WRITTEN TASK →
Separate out the lines that hold "Give".

DATA SUPPLIED →
——————

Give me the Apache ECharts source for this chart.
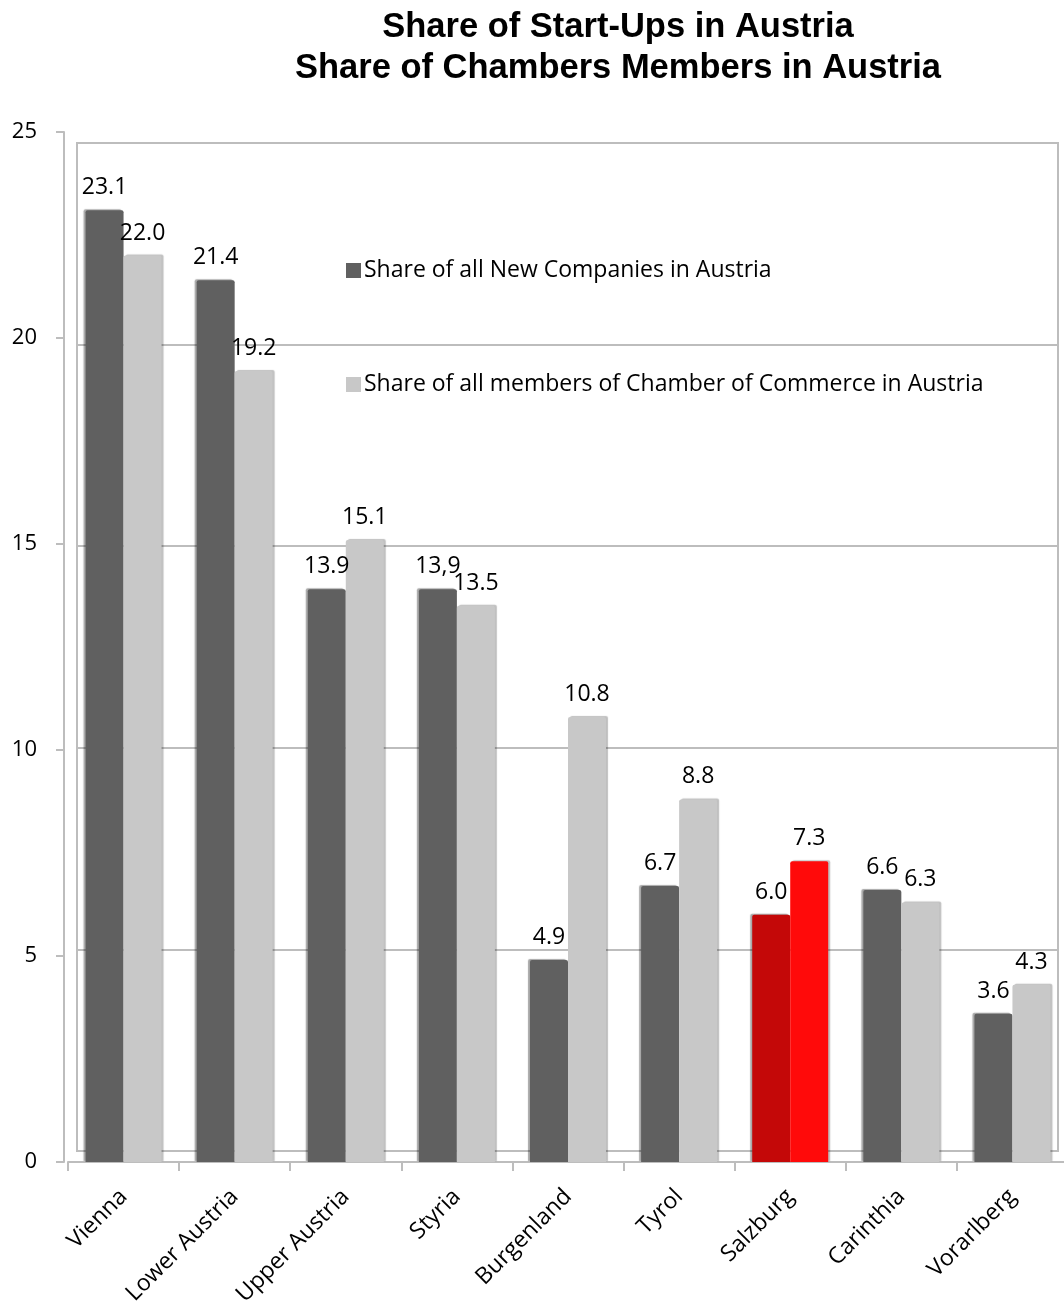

——————

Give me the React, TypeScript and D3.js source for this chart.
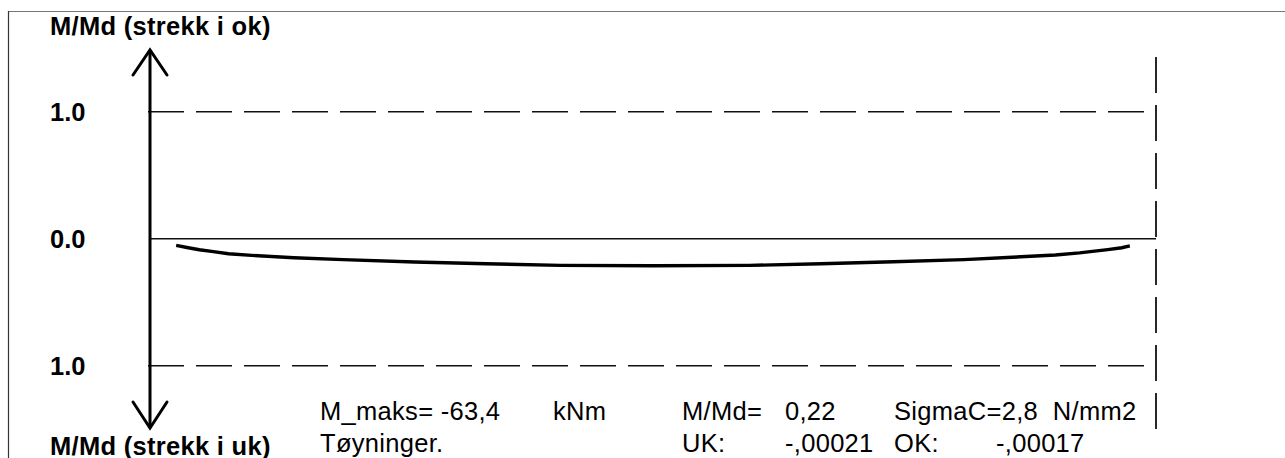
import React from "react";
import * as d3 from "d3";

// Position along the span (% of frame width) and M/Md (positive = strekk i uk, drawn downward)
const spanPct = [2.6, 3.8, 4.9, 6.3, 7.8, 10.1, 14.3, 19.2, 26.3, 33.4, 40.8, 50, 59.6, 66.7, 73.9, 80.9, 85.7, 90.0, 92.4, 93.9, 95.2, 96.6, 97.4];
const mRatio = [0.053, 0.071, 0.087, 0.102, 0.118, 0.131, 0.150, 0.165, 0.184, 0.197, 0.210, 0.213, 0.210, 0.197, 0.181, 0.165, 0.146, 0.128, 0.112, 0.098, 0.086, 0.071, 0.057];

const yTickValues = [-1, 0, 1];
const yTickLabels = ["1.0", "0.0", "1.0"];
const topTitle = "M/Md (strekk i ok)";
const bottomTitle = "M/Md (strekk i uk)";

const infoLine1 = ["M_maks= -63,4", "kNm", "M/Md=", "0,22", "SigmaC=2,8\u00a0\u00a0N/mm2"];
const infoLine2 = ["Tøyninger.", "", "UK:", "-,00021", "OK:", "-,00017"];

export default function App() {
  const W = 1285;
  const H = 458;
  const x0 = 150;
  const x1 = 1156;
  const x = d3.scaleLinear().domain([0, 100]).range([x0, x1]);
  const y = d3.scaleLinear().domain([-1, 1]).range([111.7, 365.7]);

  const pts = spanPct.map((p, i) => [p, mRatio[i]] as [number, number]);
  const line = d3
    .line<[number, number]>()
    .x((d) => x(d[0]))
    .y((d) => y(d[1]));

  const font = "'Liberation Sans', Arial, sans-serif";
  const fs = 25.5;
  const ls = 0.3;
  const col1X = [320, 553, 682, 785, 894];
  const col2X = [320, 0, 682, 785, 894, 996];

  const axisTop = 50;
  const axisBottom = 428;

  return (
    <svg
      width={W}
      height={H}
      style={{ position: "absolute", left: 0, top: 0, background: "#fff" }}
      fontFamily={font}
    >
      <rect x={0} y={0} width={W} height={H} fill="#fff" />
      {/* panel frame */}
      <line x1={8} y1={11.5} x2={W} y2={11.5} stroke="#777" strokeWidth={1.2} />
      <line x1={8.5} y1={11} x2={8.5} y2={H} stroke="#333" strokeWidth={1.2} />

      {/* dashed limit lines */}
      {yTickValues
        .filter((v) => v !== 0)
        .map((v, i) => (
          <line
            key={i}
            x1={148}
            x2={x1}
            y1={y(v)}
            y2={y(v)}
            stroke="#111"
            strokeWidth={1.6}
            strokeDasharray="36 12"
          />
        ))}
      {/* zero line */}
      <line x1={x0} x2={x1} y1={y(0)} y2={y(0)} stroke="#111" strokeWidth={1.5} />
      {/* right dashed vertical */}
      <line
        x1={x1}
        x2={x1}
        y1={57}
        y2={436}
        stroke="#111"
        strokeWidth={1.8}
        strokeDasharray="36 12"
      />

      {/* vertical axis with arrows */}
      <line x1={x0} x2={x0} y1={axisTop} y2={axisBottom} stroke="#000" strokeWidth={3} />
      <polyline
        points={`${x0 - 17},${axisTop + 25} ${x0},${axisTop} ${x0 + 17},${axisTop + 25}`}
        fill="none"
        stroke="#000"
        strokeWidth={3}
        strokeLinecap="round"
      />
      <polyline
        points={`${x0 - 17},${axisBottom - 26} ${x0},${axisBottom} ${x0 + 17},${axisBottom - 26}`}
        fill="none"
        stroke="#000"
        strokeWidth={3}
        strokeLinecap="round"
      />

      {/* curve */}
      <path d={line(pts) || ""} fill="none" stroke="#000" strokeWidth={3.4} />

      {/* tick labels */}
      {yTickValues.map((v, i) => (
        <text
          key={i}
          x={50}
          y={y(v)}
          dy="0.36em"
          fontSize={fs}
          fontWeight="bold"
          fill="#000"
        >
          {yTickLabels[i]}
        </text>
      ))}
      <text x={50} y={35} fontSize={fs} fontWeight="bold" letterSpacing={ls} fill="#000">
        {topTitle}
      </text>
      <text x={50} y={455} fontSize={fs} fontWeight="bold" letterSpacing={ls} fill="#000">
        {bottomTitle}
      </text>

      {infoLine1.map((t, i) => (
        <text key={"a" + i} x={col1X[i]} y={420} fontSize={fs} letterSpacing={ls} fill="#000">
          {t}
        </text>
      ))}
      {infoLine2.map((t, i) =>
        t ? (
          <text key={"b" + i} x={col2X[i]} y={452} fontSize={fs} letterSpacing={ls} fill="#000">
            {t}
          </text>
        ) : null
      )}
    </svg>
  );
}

——————

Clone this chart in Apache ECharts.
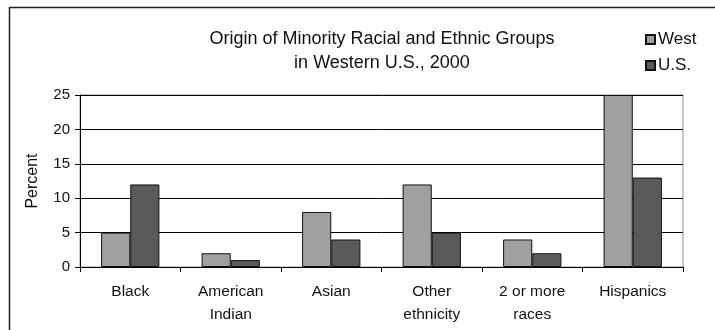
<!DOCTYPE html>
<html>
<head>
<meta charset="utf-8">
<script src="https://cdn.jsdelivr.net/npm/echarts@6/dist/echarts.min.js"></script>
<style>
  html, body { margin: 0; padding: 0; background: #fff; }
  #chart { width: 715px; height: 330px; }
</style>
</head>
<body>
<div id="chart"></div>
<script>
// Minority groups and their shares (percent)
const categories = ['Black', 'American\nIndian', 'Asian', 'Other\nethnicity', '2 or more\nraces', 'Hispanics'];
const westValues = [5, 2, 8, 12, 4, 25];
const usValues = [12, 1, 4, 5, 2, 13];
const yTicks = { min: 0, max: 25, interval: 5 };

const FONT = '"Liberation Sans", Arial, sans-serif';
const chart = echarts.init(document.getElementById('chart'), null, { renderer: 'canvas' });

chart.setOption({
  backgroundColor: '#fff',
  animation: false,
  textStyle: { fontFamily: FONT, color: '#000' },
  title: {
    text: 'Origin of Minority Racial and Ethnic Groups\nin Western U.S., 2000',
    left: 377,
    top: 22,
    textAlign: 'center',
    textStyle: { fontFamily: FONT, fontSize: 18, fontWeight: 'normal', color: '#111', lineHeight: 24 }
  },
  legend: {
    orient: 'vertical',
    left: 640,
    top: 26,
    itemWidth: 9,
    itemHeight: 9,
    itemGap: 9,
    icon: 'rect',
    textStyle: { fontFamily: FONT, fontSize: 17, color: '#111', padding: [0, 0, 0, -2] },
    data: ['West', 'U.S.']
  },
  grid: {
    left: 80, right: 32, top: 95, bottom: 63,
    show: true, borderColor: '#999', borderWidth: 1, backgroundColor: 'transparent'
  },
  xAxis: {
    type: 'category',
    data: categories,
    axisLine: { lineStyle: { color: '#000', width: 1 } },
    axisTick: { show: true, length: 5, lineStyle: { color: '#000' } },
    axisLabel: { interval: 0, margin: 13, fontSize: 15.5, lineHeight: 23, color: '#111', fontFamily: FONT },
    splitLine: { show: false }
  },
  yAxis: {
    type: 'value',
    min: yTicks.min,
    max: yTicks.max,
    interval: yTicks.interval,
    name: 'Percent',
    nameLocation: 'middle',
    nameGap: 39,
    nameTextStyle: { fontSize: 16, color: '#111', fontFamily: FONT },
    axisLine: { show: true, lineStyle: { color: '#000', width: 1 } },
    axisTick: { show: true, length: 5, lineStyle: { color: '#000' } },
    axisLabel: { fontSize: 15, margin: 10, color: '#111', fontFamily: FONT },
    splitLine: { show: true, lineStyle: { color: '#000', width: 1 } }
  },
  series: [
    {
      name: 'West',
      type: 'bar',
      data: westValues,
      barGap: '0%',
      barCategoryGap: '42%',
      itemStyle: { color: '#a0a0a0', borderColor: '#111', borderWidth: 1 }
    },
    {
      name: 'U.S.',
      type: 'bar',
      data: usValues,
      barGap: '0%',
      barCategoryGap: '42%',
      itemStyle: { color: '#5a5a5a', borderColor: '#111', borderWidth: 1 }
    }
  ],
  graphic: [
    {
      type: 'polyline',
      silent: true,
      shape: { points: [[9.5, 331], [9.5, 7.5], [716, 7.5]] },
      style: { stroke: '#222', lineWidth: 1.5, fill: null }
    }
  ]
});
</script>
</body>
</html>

——————

THE COMPLETED TASK →
Give me the Apache ECharts source for this chart.
Give me the React, TypeScript and D3.js source for this chart.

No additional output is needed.